Shiba Inu (SHIB) is struggling to recover its price due to deeper issues within its ecosystem. Despite ongoing community support, SHIB faces major challenges tied to its large token supply and weak network use. The Total Value Locked (TVL) on its layer-2 solution, Shibarium, has stayed under $1 million for weeks. Analysts say this low TVL shows that SHIB lacks utility, and without change, price goals remain out of reach.
Shibarium, SHIB’s layer-2 blockchain, was launched to bring more activity and token utility to the ecosystem. It was also designed to support token burns, helping reduce SHIB’s massive circulating supply of about 589 trillion. However, the network’s TVL has stayed below $1 million since early October 2025. According to DeFiLlama data, this is far below what is needed to create any real momentum.
A low TVL means there is very little value locked in the network’s applications, such as decentralized exchanges or lending protocols. Without strong user activity or developer interest, SHIB’s burn rate remains slow. This is creating a supply overhang that continues to weigh down the token’s price, which currently trades well below $0.0001. Analysts argue this weak burn rate is a key reason why price recovery seems unlikely in the near term.
The broader crypto market is now favoring projects with real-world use cases. SHIB is losing investor attention as capital flows toward utility-based sectors like artificial intelligence and decentralized physical infrastructure networks (DePIN). These sectors are offering clearer revenue paths and developer activity, drawing funds away from meme tokens.
Bitfarms and other blockchain firms have shifted toward AI-powered solutions, gaining interest from both retail and institutional investors. In contrast, SHIB’s association with its meme origins and its underused blockchain have made it harder to retain investor confidence. Analysts note that the shift in market behavior is making it more difficult for meme-based tokens to attract fresh capital unless they provide functional products.
The SHIB community remains active, continuing to support efforts to reduce token supply through burns. One recent surge in token burns reached over 42,000% in 24 hours, briefly lifting the token’s price to $0.00001062. While these events garner short-term attention, they do not address the underlying issue of weak utility.
Burn efforts tied to Shibarium rely on the network being used for real transactions, which currently is not happening at scale. The low TVL shows that the demand for network usage remains minimal, and that makes it hard to sustain meaningful deflation. Without more usage, burn rates will not rise enough to reduce the supply in a way that can move the price long-term.
Newer meme tokens are entering the market with more aggressive burn models and added features. One recent example, “Shib on Base,” gained attention for combining a 32.6% burn with AI-based functions.
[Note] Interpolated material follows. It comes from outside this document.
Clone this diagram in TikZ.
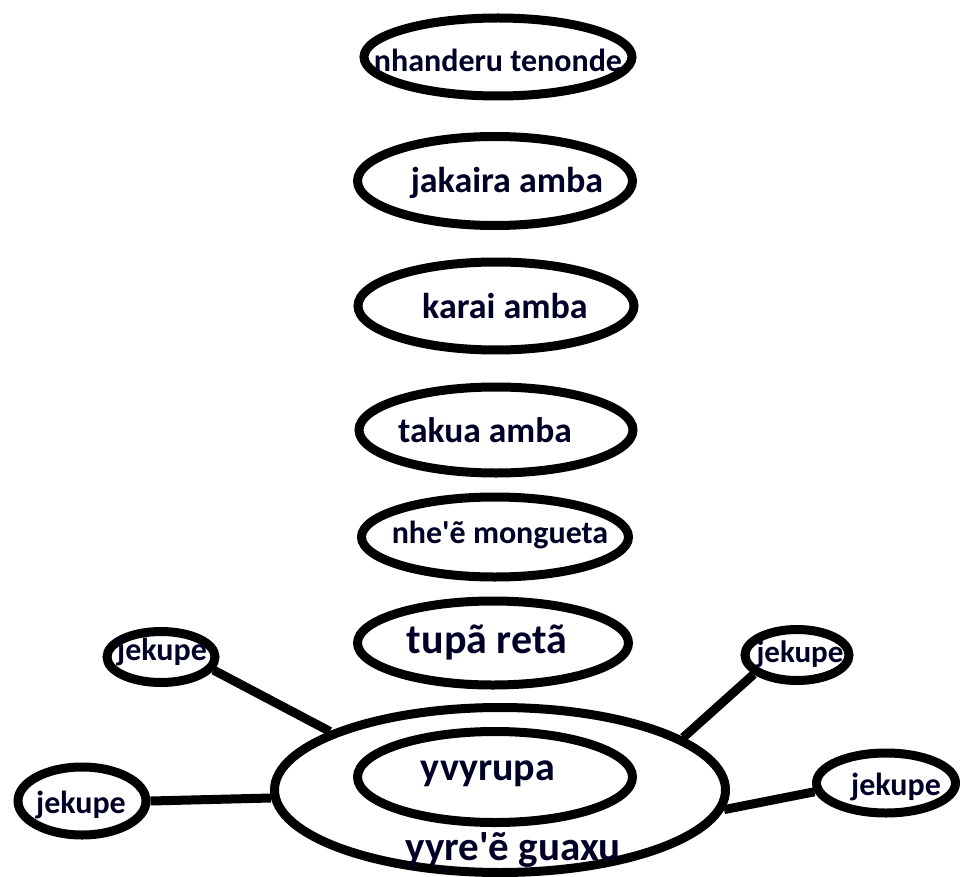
\documentclass[tikz,border=0pt]{standalone}
\usepackage{fontspec}
\setmainfont{Carlito}[Ligatures=TeXOff]
\usetikzlibrary{shapes.geometric}
\begin{document}
\begin{tikzpicture}[x=1pt,y=-1pt,
  ring/.style={draw=black,line width=9pt,ellipse,inner sep=0pt},
  word/.style={inner sep=0pt,anchor=base,text=black!85!blue},
  fs/.style={font=\bfseries\fontsize{#1}{#1}\selectfont},
  link/.style={line width=9pt}]
\useasboundingbox[fill=white] (0,0) rectangle (960,877);

% vertical chain of layers
\node[ring,minimum width=268pt,minimum height=78pt] (e1) at (498,57) {};
\node[ring,minimum width=275pt,minimum height=89pt] (e2) at (495,181) {};
\node[ring,minimum width=276pt,minimum height=88pt] (e3) at (496,306) {};
\node[ring,minimum width=274pt,minimum height=86pt] (e4) at (496,430) {};
\node[ring,minimum width=267pt,minimum height=80pt] (e5) at (495,537) {};
\node[ring,minimum width=271pt,minimum height=84pt] (e6) at (493,643) {};

\node[word,fs=32] (t1) at (498,72) {nhanderu tenonde};
\node[word,fs=36] (t2) at (507,193) {jakaira amba};
\node[word,fs=36] (t3) at (505,318) {karai amba};
\node[word,fs=35.5] (t4) at (485,442) {takua amba};
\node[word,fs=32] (t5) at (500,543) {nhe'ẽ mongueta};
\node[word,fs=42] (t6) at (487,653) {tupã retã};

% ground: outer and inner ring
\node[ring,minimum width=451pt,minimum height=165pt] (outer) at (500,790) {};
\node[ring,minimum width=275pt,minimum height=91pt] (inner) at (495,777) {};
\node[word,fs=40] (tin) at (488,780) {yvyrupa};
\node[word,fs=41] (tout) at (513,860) {yyre'ẽ guaxu};

% surrounding nodes
\node[ring,minimum width=108pt,minimum height=51pt] (j1) at (161,657) {};
\node[ring,minimum width=128pt,minimum height=68pt] (j2) at (82,801) {};
\node[ring,minimum width=104pt,minimum height=51pt] (j3) at (797,655) {};
\node[ring,minimum width=139pt,minimum height=60pt] (j4) at (886,783) {};
\node[word,fs=32] (tj1) at (162,660) {jekupe};
\node[word,fs=32] (tj2) at (81,813) {jekupe};
\node[word,fs=31] (tj3) at (800,662) {jekupe};
\node[word,fs=32] (tj4) at (896,795) {jekupe};

% connectors
\draw[link] (j1.346) -- (outer.161.6);
\draw[link] (j2.0) -- (outer.182);
\draw[link] (j3.204) -- (outer.16);
\draw[link] (j4.187) -- (outer.-5);
\end{tikzpicture}
\end{document}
These projects are now viewed as more attractive by some investors seeking faster returns.
This growing competition means SHIB must adapt or risk losing more market share. Analysts stress that to remain relevant, the SHIB team needs to bring more developers and liquidity to Shibarium. Increasing the TVL is seen as the first step in proving that the chain can support real applications and become a competitive part of the Web3 space.